The next day Guyanese officials discovered hundreds of dead bodies, many in each other’s arms. A third of those who perished were children.
it is said that the negative connection of “drinking the kool-aid” originated from this ignoble event.
The sad, sordid story reminds us of the Bible’s warning against false teachers. The apostle Peter expressed it with this sobering admonition.
“But there were also false prophets among the people, even as there will be false teachers among you, who will secretly bring in destructive heresies, even denying the Lord who bought them, and bring on themselves swift destruction. And many will follow their destructive ways, because of whom the way of truth will be blasphemed.

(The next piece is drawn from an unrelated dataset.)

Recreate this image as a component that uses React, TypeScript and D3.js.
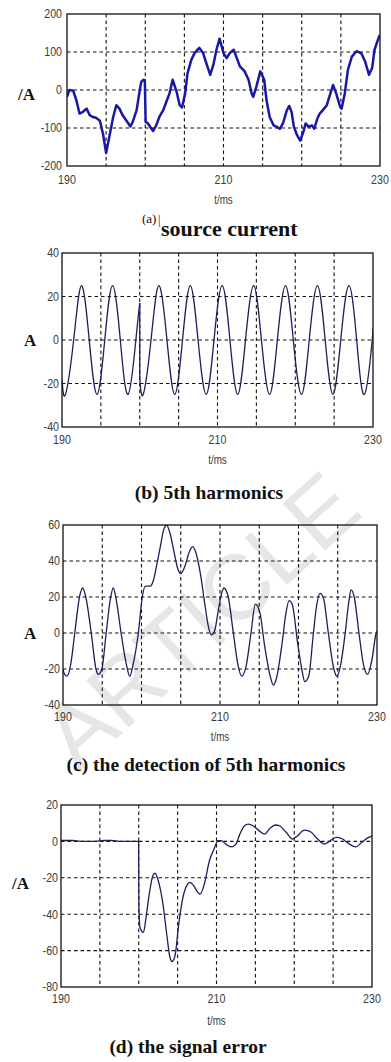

By covetousness they will exploit you with deceptive words; for a long time their judgment has not been idle, and their destruction does not slumber” (2 Pet. 2:1-3).
While not as extreme as Jim Jones, there have been many false teachers through the years who have deceived people with doctrines that are spiritually detrimental and eternally disastrous.
Their common denominator is “destructive words.” One version translates this “smooth talk.” Another renders it “feigned words.” Barclay calls it “forged arguments.” Interestingly, the Greek word is plastois, which means “fabricated.” From it we derived the English word “plastic.”
Think about it. Plastic words fabricated by smooth-talking false teachers who forge arguments based on a feigned doctrine to delude and deceive their disciples.
For this reason, we are encouraged to be like those first Christians to “search the Scriptures” to see if the things being taught are true (Ax. 17:11). To diligently study the Bible for ourselves to be approved of God (2 Tim. 2:15). And to even test those claiming to speak for God, when in reality they may be false prophets (1 Jn. 4:1-3).
Another quality of these false teachers is greed. Peter warns that their covetousness will cause them to “exploit you.”
We ought to be suspicious of religious leaders who live in mansions, some owning several homes, drive luxury automobiles, fly in private jets, and preach a health and wealth gospel. They promise if you will send them money, you will be rewarded. Sadly many are drinking that kool-aid to their own destruction.
Warren Wiersbe said it well when he wrote, “Religion can be a tremendous tool for exploiting weak people, and these false teachers use religion just to get what they can. They are not ministers; they are merchandisers.”
As gospel preachers, may we follow Paul’s admonition: “We have renounced secret and shameful ways; we do not use deception, nor do we distort the word of God. On the contrary, by setting forth the truth plainly we commend ourselves to every man’s conscience in the sight of God” (2 Cor. 4:2).
As disciples of Christ, this exhortation of Scripture is always appropriate: “Be not deceived.”